Case 1: $\mathbb{E}\left[X^k\right]$ is bounded
Suppose $\mathbb{E}\left[X^k\right]\le C$ for all $k$, where $C$ is a constant. This would happen if $X$ is bounded above. Then:
$$P\left(X\ge\frac{k+1}{2}\right)\le\frac{\frac{1}{2}C}{\left(\frac{k+1}{2}\right)^k}$$
As $k\rightarrow\infty$, $\left(\frac{k+1}{2}\right)^k\rightarrow\infty$ faster than any exponential function, so $P\left(X\ge\frac{k+1}{2}\right)\rightarrow0$.
Case 2: $\mathbb{E}\left[X^k\right]$ grows exponentially or faster
Suppose $\mathbb{E}\left[X^k\right]\le De^{ak}$ for some constants $D>0$ and $a>0$. Then
$$P\left(X\ge\frac{k+1}{2}\right)\le\frac{\frac{1}{2}De^{ak}}{\left(\frac{k+1}{2}\right)^k}$$
But $\left(\frac{k+1}{2}\right)^k=e^{k\ln\left(\frac{k+1}{2}\right)}$ grows faster than any exponential $e^{ak}$. Therefore, $P\left(X\ge\frac{k+1}{2}\right)\rightarrow0$ as $k\rightarrow\infty$.

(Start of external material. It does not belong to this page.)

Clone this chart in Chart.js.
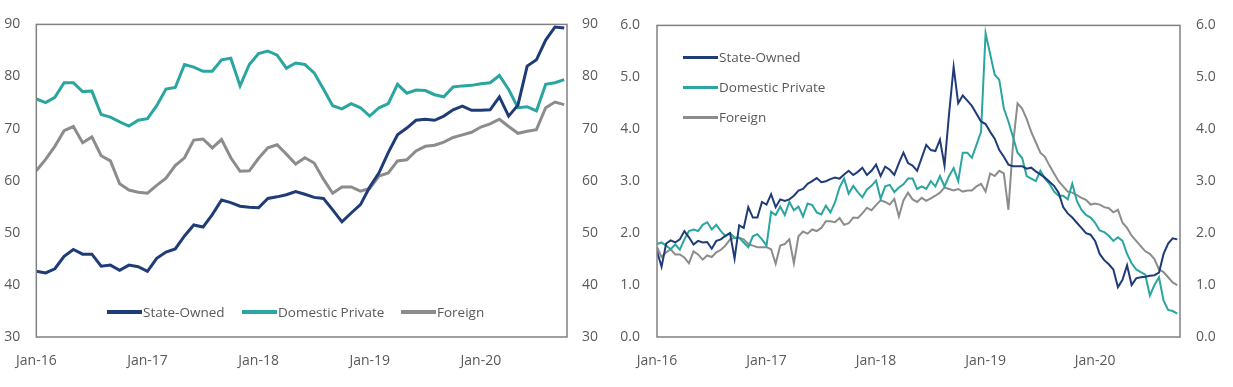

In all cases, we have $$\lim_{k\rightarrow\infty}P\left(X\ge\frac{k+1}{2}\right)=0$$
Since $P\left(X\ge\frac{k+1}{2}\right)\rightarrow0$, the tial integral $J_k$ tends to zero unless compensated by very large values of $x^k$. However, from $J_k=\frac{1}{2}\mathbb{E}\left[X^k\right]$, we have
$$\frac{1}{2}\mathbb{E}\left[X^k\right]\ge\left(\frac{k+1}{2}\right)^kP\left(X\ge\frac{k+1}{2}\right)$$
But as $P\left(X\ge\frac{k+1}{2}\right)\rightarrow0$ and $\left(\frac{k+1}{2}\right)^k\rightarrow\infty$, the RHS could still be finite if $\mathbb{E}\left[X^k\right]$ grows accordingly. However, for $\mathbb{E}\left[X^k\right]$ to remain finite, $X$ cannot have heavy tails that compensate for the small probability $P\left(X\ge\frac{k+1}{2}\right)$.
Let us now show that $\mathbb{E}\left[X^k\right]\rightarrow0$ as $k\rightarrow\infty$.
Suppose $X$ is bounded above by some finite $M$. Then for $k$ large enough, $\frac{k+1}{2}>M$ so $P\left(X\ge\frac{k+1}{2}\right)=0$. Thus $J_k=0$ and $\mathbb{E}\left[X^k\right]=2J_k=0$ for large $k$. This implies $\mathbb{E}\left[X^k\right]=0$ for large $k$, which is only possible if $X=0$ almost surely.
If $X$ is unbounded but $\mathbb{E}\left[X^k\right]\rightarrow0$ as $k\rightarrow\infty$, then $X=0$ almost surely.
Why?
Consider for any $\delta>0$,
$$\mathbb{E}\left[X^k\right]\ge\mathbb{E}\left[X^k\mathbb{I}_{\{X\ge\delta\}}\right]\ge\delta^kP(X\ge\delta)$$
If $\mathbb{E}\left[X^k\right]\rightarrow0$ as $k\rightarrow\infty$, then
$$\delta^kP(X\ge\delta)\le\mathbb{E}\left[X^k\right]\rightarrow0$$
Since $\delta^k$ is a constant raised to the $k$-th power, unless $P(X\ge\delta)=0$, the LHS will not tend to zero. Therefore $P(X\ge\delta)=0$ for any $\delta>0$. Thus:
$$P(X>0)=\lim_{\delta\rightarrow0}P(X\ge\delta)=0$$
Therefore $X=0$ almost surely.
Now if $X=0$ almost surely, then for $k=0$;
$$\boxed{\mathbb{E}\left[\text{sign}\left(0-\frac{1}{2}\right)\cdot1\right]=\text{sign}\left(-\frac{1}{2}\right)\cdot1=(-1)\cdot1=-1≠0}$$
Contradicting the given equation
$$\boxed{\mathbb{E}\left[\text{sign}\left(X-\frac{k+1}{2}\right)X^k\right]=0}$$
Therefore $X$ cannot be identically zero. And thus, no non-negative random variable $X$ can satisfy the given system of equations.
$q.e.d$
Notes.
- The key is recognizing the tail probability $P\left(X\ge\frac{k+1}{2}\right)$ must tend to zero as $k\rightarrow\infty$, given growth rate of $\left(\frac{k+1}{2}\right)^k$.
- This leads to $\mathbb{E}\left[X^k\right]\rightarrow0$ as $k\rightarrow\infty$, implying $X=0$ almost surely.
- However $X=0$ almost surely contradicts the original equation for $k=0$ and hence no such $X$ exists.